Got one for Christmas, is the reservoir supposed to hang on something in the pack or does it just free stand in there? I assumed there would be something in there to hang it on but don't see anything.


----------



## mountbkr (May 28, 2012)

Nope it just stands in there. Fill it then stuff it in, easier to understand it then.


----------



## Bdabike (Jan 27, 2013)

Yes. The reservoir tab slides in the pocket of the metal zipper handled compartment. At least, mine does.


----------



## Jams_805 (Aug 15, 2013)

My HAWG NV also has a area where the bladder hooks in to. If u look at the bladder itself, it should have a plastic piece that hangs down below the cap, and that's what will slide into the hanging support when its in the pack


----------



## falcon1 (Nov 3, 2004)

My NV has a little loop type thing in the bag, and the bladder has a little clip that sticks out to connect to the loop in the bag.

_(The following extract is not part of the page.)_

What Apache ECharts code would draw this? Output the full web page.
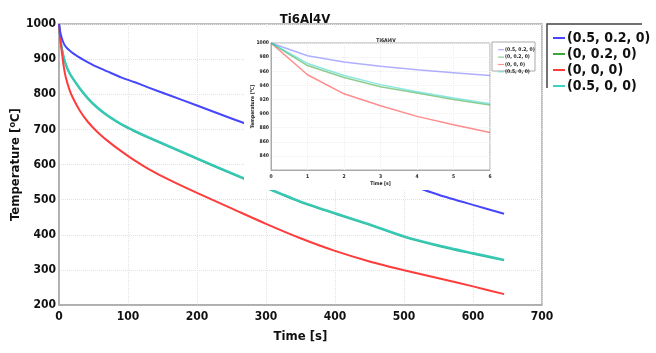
<!DOCTYPE html>
<html>
<head>
<meta charset="utf-8">
<script src="https://cdn.jsdelivr.net/npm/echarts@6/dist/echarts.min.js"></script>
<style>html,body{margin:0;padding:0;background:#fff}#c{width:656px;height:353px}</style>
</head>
<body>
<div id="c"></div>
<script>
// ---- data ----
const seriesNames = ['(0.5, 0.2, 0)', '(0, 0.2, 0)', '(0, 0, 0)', '(0.5, 0, 0)'];
const mainTime = [0, 2, 4, 7, 10, 15, 20, 30, 42, 56, 70, 90, 110, 130, 160, 200, 250, 300, 350, 400, 450, 500, 550, 600, 645];
const mainBlue = [1000, 975, 960, 944, 935, 925, 917, 904, 891, 877, 865, 848, 834, 819, 797, 768, 731, 695, 658, 621, 583, 548, 514, 485, 460];
const mainGreen = [1000, 956, 931, 903, 883, 860, 844, 816, 787, 760, 739, 714, 694, 676, 650, 616, 574, 533, 493, 460, 428, 394, 368, 346, 327];
const mainRed = [1000, 955, 922, 877, 847, 814, 790, 754, 721, 692, 668, 638, 611, 587, 556, 519, 475, 431, 390, 354, 324, 299, 276, 253, 231];
const mainTeal = [1000, 958, 933, 905, 885, 862, 846, 818, 789, 762, 741, 716, 696, 678, 652, 618, 576, 535, 495, 462, 430, 396, 370, 348, 329];

const insetTime = [0, 1, 2, 3, 4, 5, 6];
const insetBlue = [1000, 982, 973, 967, 962, 958, 954];
const insetGreen = [1000, 968, 951, 938, 929, 920, 912];
const insetRed = [1000, 955, 928, 911, 896, 884, 873];
const insetTeal = [1000, 971, 954, 941, 931, 922, 914];

// ---- styling ----
const FF = '"DejaVu Sans Condensed", "DejaVu Sans", sans-serif';
const colors = ['#4646ff', '#3aa83a', '#ff3c3c', '#3cd2c8'];
const mainLineColors = ['#4646ff', '#2fb99a', '#ff3c3c', '#36c9b6'];
const insetColors = ['rgba(110,110,255,0.55)', 'rgba(70,170,70,0.6)', 'rgba(255,80,80,0.65)', 'rgba(60,215,205,0.6)'];

const pair = (xs, ys) => xs.map((x, i) => [x, ys[i]]);
const mainData = [mainBlue, mainGreen, mainRed, mainTeal];
const insetData = [insetBlue, insetGreen, insetRed, insetTeal];
const plain = v => String(v);

const series = [];
[1, 3, 2, 0].forEach(k => {
  series.push({
    name: seriesNames[k], type: 'line', xAxisIndex: 0, yAxisIndex: 0,
    data: pair(mainTime, mainData[k]), showSymbol: false, smooth: 0.25,
    lineStyle: { color: mainLineColors[k], width: 2 }, itemStyle: { color: colors[k] }, z: 2
  });
});
[0, 2, 1, 3].forEach(k => {
  series.push({
    name: seriesNames[k], type: 'line', xAxisIndex: 1, yAxisIndex: 1,
    data: pair(insetTime, insetData[k]), showSymbol: false,
    lineStyle: { color: insetColors[k], width: 1.5 }, itemStyle: { color: insetColors[k] }, z: 12
  });
});

const chart = echarts.init(document.getElementById('c'), null, { renderer: 'canvas' });
chart.setOption({
  animation: false,
  backgroundColor: '#fff',
  textStyle: { fontFamily: FF },
  title: [
    { text: 'Ti6Al4V', left: 300, top: 8, textAlign: 'center',
      textStyle: { fontFamily: FF, fontSize: 13, fontWeight: 'bold', color: '#111' } },
    { text: 'Ti6Al4V', left: 381, top: 33, textAlign: 'center', z: 12,
      textStyle: { fontFamily: FF, fontSize: 5, fontWeight: 'bold', color: '#222' } }
  ],
  grid: [
    { left: 59, top: 24, width: 483, height: 281, show: true, borderColor: '#aaa', borderWidth: 1.5, z: 0,
      containLabel: false, outerBoundsMode: 'none' },
    { left: 271, top: 43, width: 219, height: 127, show: true, borderColor: '#aaa', borderWidth: 1, backgroundColor: '#fff', z: 10,
      containLabel: false, outerBoundsMode: 'none' }
  ],
  xAxis: [
    { type: 'value', gridIndex: 0, min: 0, max: 700, interval: 100,
      name: 'Time [s]', nameLocation: 'middle', nameGap: 25, nameMoveOverlap: false,
      nameTextStyle: { fontFamily: FF, fontSize: 13, fontWeight: 'bold', color: '#111' },
      axisLine: { lineStyle: { color: '#aaa', width: 1.5 } },
      axisTick: { show: false },
      axisLabel: { fontFamily: FF, fontSize: 12, fontWeight: 'bold', color: '#111', margin: 6, formatter: plain },
      splitLine: { show: true, lineStyle: { color: '#e2e2e2', type: 'dotted' } } },
    { type: 'value', gridIndex: 1, min: 0, max: 6, interval: 1, z: 12,
      name: 'Time [s]', nameLocation: 'middle', nameGap: 11, nameMoveOverlap: false,
      nameTextStyle: { fontFamily: FF, fontSize: 5, fontWeight: 'bold', color: '#222' },
      axisLine: { lineStyle: { color: '#aaa', width: 1 } },
      axisTick: { show: false },
      axisLabel: { fontFamily: FF, fontSize: 5, fontWeight: 'bold', color: '#222', margin: 4, formatter: plain },
      splitLine: { show: true, lineStyle: { color: '#eee', type: 'dotted' } } }
  ],
  yAxis: [
    { type: 'value', gridIndex: 0, min: 200, max: 1000, interval: 100,
      name: 'Temperature [{s|o}C]', nameLocation: 'middle', nameGap: 35, nameRotate: 90, nameMoveOverlap: false,
      nameTextStyle: { fontFamily: FF, fontSize: 13, fontWeight: 'bold', color: '#111',
        rich: { s: { fontFamily: FF, fontSize: 9, fontWeight: 'bold', color: '#111', padding: [0, 0, 7, 0] } } },
      axisLine: { lineStyle: { color: '#aaa', width: 1.5 } },
      axisTick: { show: false },
      axisLabel: { fontFamily: FF, fontSize: 12, fontWeight: 'bold', color: '#111', margin: 3, formatter: plain },
      splitLine: { show: true, lineStyle: { color: '#e2e2e2', type: 'dotted' } } },
    { type: 'value', gridIndex: 1, min: 820, max: 1000, interval: 20, z: 12,
      name: 'Temperature [{s|o}C]', nameLocation: 'middle', nameGap: 15, nameRotate: 90, nameMoveOverlap: false,
      nameTextStyle: { fontFamily: FF, fontSize: 5, fontWeight: 'bold', color: '#222',
        rich: { s: { fontFamily: FF, fontSize: 3.5, fontWeight: 'bold', color: '#222', padding: [0, 0, 3, 0] } } },
      axisLine: { lineStyle: { color: '#aaa', width: 1 } },
      axisTick: { show: false },
      axisLabel: { fontFamily: FF, fontSize: 5, fontWeight: 'bold', color: '#222', margin: 2, showMinLabel: false, formatter: plain },
      splitLine: { show: true, lineStyle: { color: '#eee', type: 'dotted' } } }
  ],
  legend: [
    { orient: 'vertical', left: 548, top: 25, itemWidth: 12, itemHeight: 2, itemGap: 0, icon: 'rect',
      selectedMode: false,
      data: seriesNames.map((n, k) => ({ name: n, itemStyle: { color: colors[k] } })),
      textStyle: { fontFamily: FF, fontSize: 14, fontWeight: 'bold', color: '#111', lineHeight: 16, padding: [0, 0, 0, -3] } },
    { orient: 'vertical', left: 493, top: 41, itemWidth: 6, itemHeight: 1.2, itemGap: 0, icon: 'rect', z: 14,
      selectedMode: false,
      data: seriesNames.map((n, k) => ({ name: n, itemStyle: { color: insetColors[k] } })),
      textStyle: { fontFamily: FF, fontSize: 5, fontWeight: 'bold', color: '#222', lineHeight: 7.4, padding: [0, 0, 0, -4] } }
  ],
  graphic: [
    { type: 'rect', z: 5, shape: { x: 244, y: 27, width: 297, height: 163 }, style: { fill: '#fff' } },
    { type: 'rect', z: 13, shape: { x: 492, y: 42, width: 43, height: 29 }, style: { fill: '#fff', stroke: '#aaa', lineWidth: 1 } },
    { type: 'polyline', z: 5, shape: { points: [[547, 88], [547, 24], [642, 24]] }, style: { stroke: '#444', lineWidth: 1.5, fill: null } }
  ],
  series: series
});
</script>
</body>
</html>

Maybe they've changed it for the latest version?


----------



## objectuser (Oct 27, 2013)

This was good info for me. I didn't understand how to use that pocket. I was hoping using that pocket would alleviate the lower back pressure I get when the bladder has about a liter left.

Took my Mule NV out yesterday, but I still feel that lower back pressure as it begins to empty. It's fine with about 2 liters.

Is there something I need to adjust/change to make the pack more comfortable?


----------